------ DATASET CONTENT
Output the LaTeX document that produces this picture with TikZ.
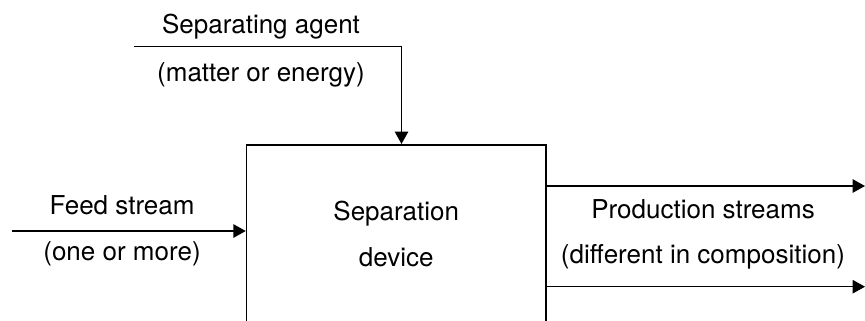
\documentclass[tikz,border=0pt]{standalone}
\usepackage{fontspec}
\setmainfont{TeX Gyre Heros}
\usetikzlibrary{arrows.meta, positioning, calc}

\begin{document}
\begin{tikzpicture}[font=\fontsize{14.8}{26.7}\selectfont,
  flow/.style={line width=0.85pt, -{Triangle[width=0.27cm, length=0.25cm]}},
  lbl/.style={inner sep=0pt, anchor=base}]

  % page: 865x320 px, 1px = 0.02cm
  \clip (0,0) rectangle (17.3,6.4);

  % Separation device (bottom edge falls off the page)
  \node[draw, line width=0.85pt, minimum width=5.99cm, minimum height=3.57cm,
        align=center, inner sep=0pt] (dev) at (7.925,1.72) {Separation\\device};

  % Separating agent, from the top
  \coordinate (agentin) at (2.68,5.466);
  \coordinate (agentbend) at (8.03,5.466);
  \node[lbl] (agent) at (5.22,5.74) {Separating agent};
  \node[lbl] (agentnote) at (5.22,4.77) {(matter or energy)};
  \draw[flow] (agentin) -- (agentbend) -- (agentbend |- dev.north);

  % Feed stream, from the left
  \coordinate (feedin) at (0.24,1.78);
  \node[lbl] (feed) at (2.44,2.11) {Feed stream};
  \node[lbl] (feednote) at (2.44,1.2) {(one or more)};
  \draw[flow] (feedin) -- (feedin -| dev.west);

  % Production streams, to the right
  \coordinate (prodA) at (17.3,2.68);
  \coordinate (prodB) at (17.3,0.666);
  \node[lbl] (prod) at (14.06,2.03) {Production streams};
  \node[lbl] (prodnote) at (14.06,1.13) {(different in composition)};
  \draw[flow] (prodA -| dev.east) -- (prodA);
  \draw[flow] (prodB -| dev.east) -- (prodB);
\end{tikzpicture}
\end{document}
------------
__DIRECTION__: Transcribe the opening line of the listing above, please, and every line after it through the line with "(agentbend |- dev.north);", word for word, without pictures.

__EXPECTED ANSWER__:
Output the LaTeX document that produces this picture with TikZ.
\documentclass[tikz,border=0pt]{standalone}
\usepackage{fontspec}
\setmainfont{TeX Gyre Heros}
\usetikzlibrary{arrows.meta, positioning, calc}

\begin{document}
\begin{tikzpicture}[font=\fontsize{14.8}{26.7}\selectfont,
  flow/.style={line width=0.85pt, -{Triangle[width=0.27cm, length=0.25cm]}},
  lbl/.style={inner sep=0pt, anchor=base}]

  % page: 865x320 px, 1px = 0.02cm
  \clip (0,0) rectangle (17.3,6.4);

  % Separation device (bottom edge falls off the page)
  \node[draw, line width=0.85pt, minimum width=5.99cm, minimum height=3.57cm,
        align=center, inner sep=0pt] (dev) at (7.925,1.72) {Separation\\device};

  % Separating agent, from the top
  \coordinate (agentin) at (2.68,5.466);
  \coordinate (agentbend) at (8.03,5.466);
  \node[lbl] (agent) at (5.22,5.74) {Separating agent};
  \node[lbl] (agentnote) at (5.22,4.77) {(matter or energy)};
  \draw[flow] (agentin) -- (agentbend) -- (agentbend |- dev.north);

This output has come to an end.